Cf., entre otros, D. Composta, Teologia del diritto naturale, status quaestionis, Brescia 1972 (Ed. Civiltà), págs. 7-22, 41-53; J. Fuchs, s.j., Lex naturae. Zur Theologie des Naturrechts, Düsseldorf 1955, págs. 22-30, E. Hamel, s.j. Loi naturelle et loi du Christ, Brujas” París 1964 (Desclée de Brouwer), pág. 18: A. Sacchi, “La legge naturale nella Bibbia”, en: La legge naturale. Le relazioni del Convegno dei teologi moralisti dell’Italia settentrionale (11-13 septiembre 1969), Bolonia 1970 (Ed. Dehoniana), pág. 53; F. Böckle, “La ley natural y la ley cristiana”, ib, págs. 214-215; A. Feuillet, “Le fondement de la morale ancienne et chrétienne d’apres l’Epître aux Romains”, Revue Thomiste 78 (1970), págs. 357-386, Th. Herr, Naturrecht aus der kritischen Sicht des Neuen Testaments, Munich 1976 (Schöningh), págs. 155-164.

[2] “The typically Hebraic usage reflected in the New Testament implies an understand ing of man as unity of thought, will and feeling. (...) It depicts man as a whole, viewed from his intentionality, the heart as the center of man is thought of as source of will, emotion, thoughts and aflections.
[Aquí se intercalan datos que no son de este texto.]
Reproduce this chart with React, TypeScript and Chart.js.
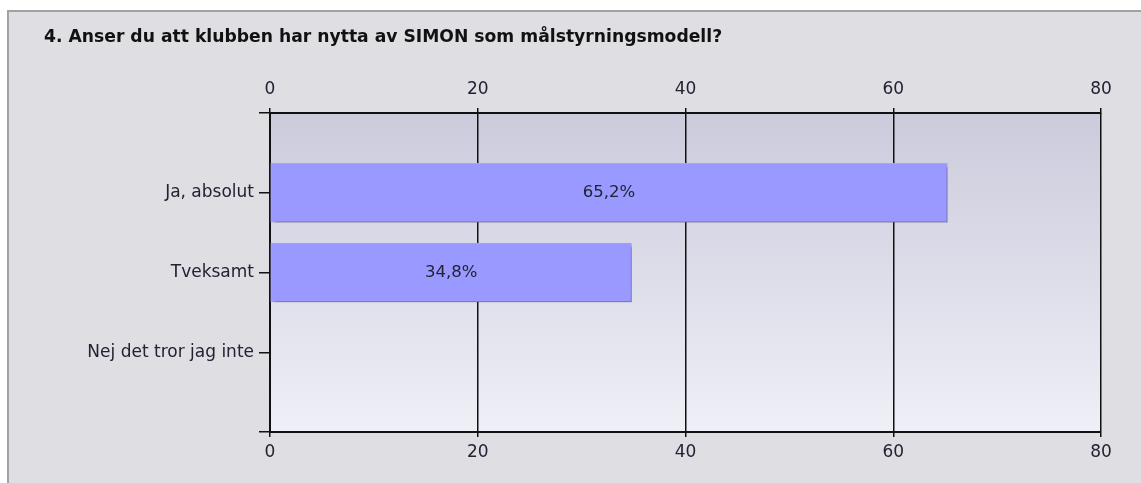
import React, { useEffect, useRef } from "react";
import { Chart, registerables } from "chart.js";

Chart.register(...registerables);

const TITLE = "4. Anser du att klubben har nytta av SIMON som målstyrningsmodell?";
const CATEGORIES = ["Ja, absolut", "Tveksamt", "Nej det tror jag inte"];
const PERCENTS = [65.2, 34.8, 0];
const BAR_LABELS = ["65,2%", "34,8%", ""];
const AXIS_MIN = 0;
const AXIS_MAX = 80;
const AXIS_STEP = 20;

const FONT_FAMILY = "'DejaVu Sans', sans-serif";
const W = 1141;
const H = 483;

export default function App() {
  const ref = useRef<HTMLCanvasElement | null>(null);

  useEffect(() => {
    if (!ref.current) return;
    const labels = ["", ...CATEGORIES, ""];
    const data = [null, ...PERCENTS, null];
    const barLabels = ["", ...BAR_LABELS, ""];

    const framePlugin = {
      id: "frame",
      beforeDraw(chart: any) {
        const { ctx, chartArea } = chart;
        ctx.save();
        ctx.fillStyle = "#ffffff";
        ctx.fillRect(0, 0, W, H);
        ctx.fillStyle = "#dfdee3";
        ctx.fillRect(7, 10, W - 7, H - 10);
        ctx.strokeStyle = "#a2a2a2";
        ctx.lineWidth = 2;
        ctx.beginPath();
        ctx.moveTo(8, H);
        ctx.lineTo(8, 11);
        ctx.lineTo(W, 11);
        ctx.stroke();
        // title
        ctx.fillStyle = "#111111";
        ctx.font = "bold 17.2px " + FONT_FAMILY;
        ctx.textBaseline = "middle";
        ctx.textAlign = "left";
        ctx.fillText(TITLE, 44, 38);
        // plot background gradient
        const g = ctx.createLinearGradient(0, chartArea.top, 0, chartArea.bottom);
        g.addColorStop(0, "#cbcbdc");
        g.addColorStop(1, "#efeff7");
        ctx.fillStyle = g;
        ctx.fillRect(chartArea.left, chartArea.top, chartArea.right - chartArea.left, chartArea.bottom - chartArea.top);
        ctx.restore();
      },
    };

    const shadowPlugin = {
      id: "barShadow",
      beforeDatasetsDraw(chart: any) {
        const ctx = chart.ctx;
        ctx.save();
        ctx.shadowColor = "rgba(0,0,0,0.3)";
        ctx.shadowBlur = 3;
        ctx.shadowOffsetX = 4;
        ctx.shadowOffsetY = 3;
      },
      afterDatasetsDraw(chart: any) {
        chart.ctx.restore();
        const ctx = chart.ctx;
        const meta = chart.getDatasetMeta(0);
        ctx.save();
        ctx.fillStyle = "#222233";
        ctx.font = "16.5px " + FONT_FAMILY;
        ctx.textAlign = "center";
        ctx.textBaseline = "middle";
        meta.data.forEach((el: any, i: number) => {
          const txt = barLabels[i];
          if (!txt) return;
          const cx = (el.x + el.base) / 2;
          ctx.fillText(txt, cx, el.y);
        });
        ctx.restore();
      },
    };

    const tickFont = { family: FONT_FAMILY, size: 17 };

    const chart = new Chart(ref.current, {
      type: "bar",
      data: {
        labels,
        datasets: [
          {
            data,
            xAxisID: "x",
            yAxisID: "y",
            backgroundColor: "#9999ff",
            borderColor: "#a4a4ff",
            borderWidth: 1,
            borderSkipped: false,
            barThickness: 59,
          },
        ],
      },
      options: {
        indexAxis: "y",
        animation: false,
        responsive: false,
        devicePixelRatio: 1,
        layout: { padding: { left: 0, right: 40, top: 0, bottom: 0 } },
        plugins: {
          legend: { display: false },
          title: { display: false },
          tooltip: { enabled: false },
        },
        scales: {
          x: {
            type: "linear",
            position: "bottom",
            min: AXIS_MIN,
            max: AXIS_MAX,
            ticks: { stepSize: AXIS_STEP, color: "#222233", font: tickFont, padding: 5 },
            grid: { color: "#111111", lineWidth: 1.5, tickLength: 5, drawOnChartArea: true },
            border: { display: true, color: "#111111", width: 2 },
            afterFit(scale: any) {
              scale.height = 51;
            },
          },
          x2: {
            type: "linear",
            position: "top",
            min: AXIS_MIN,
            max: AXIS_MAX,
            ticks: { stepSize: AXIS_STEP, color: "#222233", font: tickFont, padding: 8 },
            grid: { color: "#111111", lineWidth: 1.5, tickLength: 5, drawOnChartArea: false },
            border: { display: true, color: "#111111", width: 2 },
            afterFit(scale: any) {
              scale.height = 113;
            },
          },
          y: {
            type: "category",
            position: "left",
            offset: false,
            ticks: { color: "#222233", font: tickFont, padding: 5, autoSkip: false },
            grid: { color: "#111111", lineWidth: 1.5, tickLength: 11, drawOnChartArea: false, offset: false },
            border: { display: true, color: "#111111", width: 2 },
            afterFit(scale: any) {
              scale.width = 270;
            },
          },
        },
      },
      plugins: [framePlugin, shadowPlugin],
    } as any);

    return () => chart.destroy();
  }, []);

  return (
    <div style={{ position: "absolute", left: 0, top: 0, width: W, height: H }}>
      <canvas ref={ref} width={W} height={H} style={{ display: "block" }} />
    </div>
  );
}
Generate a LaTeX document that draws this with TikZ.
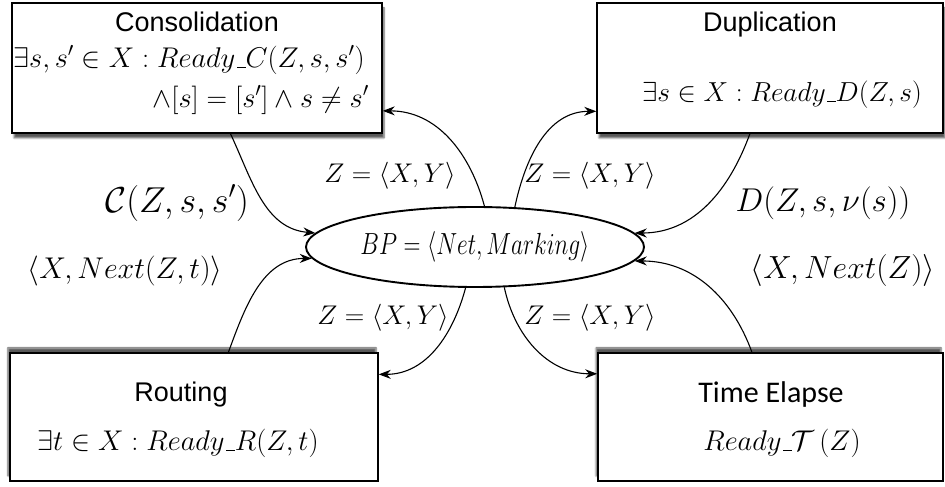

This traditional Judaic conception was related by Paul to Hellenistic categories, such as “mind”, “attitude”, “thoughts” and “desires”. Such a co-ordination between the Judaic and Hellenistic categories is found la Ph 1, 7; 4, 7; Rom 1, 21. 24, where “heart” is thought of as center from which these things flow (R. Jewett, Paul’s Anthoprological Terms. A. Study of their Use in Conflict Settings, Leiden 1971 [Brill], pág. 448).

“Das Herz... ist die verborgene, inwendige Mitte und Wurzel des Menschen und damit seiner Welt..., der unergründliche Grund und die lebendige Kraft aller Daseinserfahrung und -entscheidung” (H. Schlier, Das Menschenherz nach dem Apostel Paulus, en: Lebendiges Zeugnis, 1965, pág. 123).

Cf. también F. Baumgärtel -J. Behm, “Kardía”, en: Theologisches Wörterbuch zum Neuen Testament, II, Stuttgart 1933 (Kohlhammer), págs. 609-616.

[3] Este es quizá el más conocido; pero en la Biblia se pueden encontrar otros ejemplos parecidos (cf. Gén 34, 2; Jue 14, 1; 16, 1).